Kiedyś zawsze planowałam, myślałam, układałam w głowie kolejne diety, plany treningowe i sposoby zmiany stylu życia i odżywiania się. Teraz powiedziałam sobie DOŚĆ!!!
Dość... tego planowania
Dość... myślenia co będzie jak się uda
Dość... stawiania sobie wygórowanych celów
Dość... poddawania się modzie na odchudzanie
Dość... odmawiania sobie wszystkiego, ale przez chwilę
Dość... marnowania życia na głupie diety i nieskuteczne treningi
Dość... życia z dnia na dzień, zamykania się w sobie, złości na siebie
Dość... STAREGO TRYBU ŻYCIA
Nie od nowego roku, nie od przyszłego miesiąca, nie od poniedziałku, nie od jutra, od teraz zaczynam być inna - tak powiedziałam sobie w dniu gdy na świat przyszła moja córeczka - a teraz trzeba to egzekwować.
Nie chcę by powielała moje błędy, wyrobiła sobie złe nawyki żywieniowe, borykała się z nadwagą, miała problemy z zębami oraz z samą sobą.
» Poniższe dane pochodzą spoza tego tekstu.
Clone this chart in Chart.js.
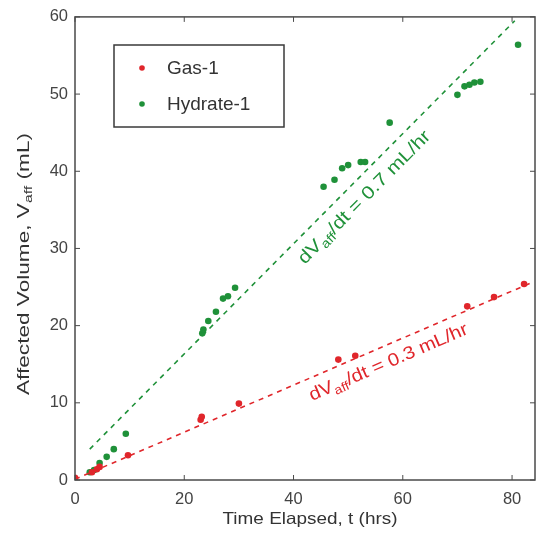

Teraz nie robię tego tylko dla siebie, ale również a może przede wszystkim dla mojej córki.
Mniej siedzę przed komputerem i TV. Codziennie (lub prawie codziennie) wychodzę z córką na spacery trwające od 30 do 60 minut, kupiłam STEP (nie jako element wystroju wnętrza lecz jako przyrząd do ĆWICZEŃ).
Zaczęłam pić wodę.Zrezygnowałam całkowicie z napojów gazowanych, Coca Coli, słodkich soków. Piję jedynie herbatę (słodzoną bo innej nie przełknę), wodę mineralną, sporadycznie jakieś zioła (rumianek, mięta, koper włoski).
Zmieniłam makaron zwykły na makaron z pełnych ziaren. Używam (choć nie do wszystkiego) mąki wielozbożowej zamiast pszennej. Mocno ograniczam smażone, ciasta, słodycze.
A dziś na obiad:
Mój obecny cel: Zmiana otyłości I stopnia w nadwagę czyli przy wzroście 180cm będzie to waga 94kg - wówczas będę szczęśliwa :)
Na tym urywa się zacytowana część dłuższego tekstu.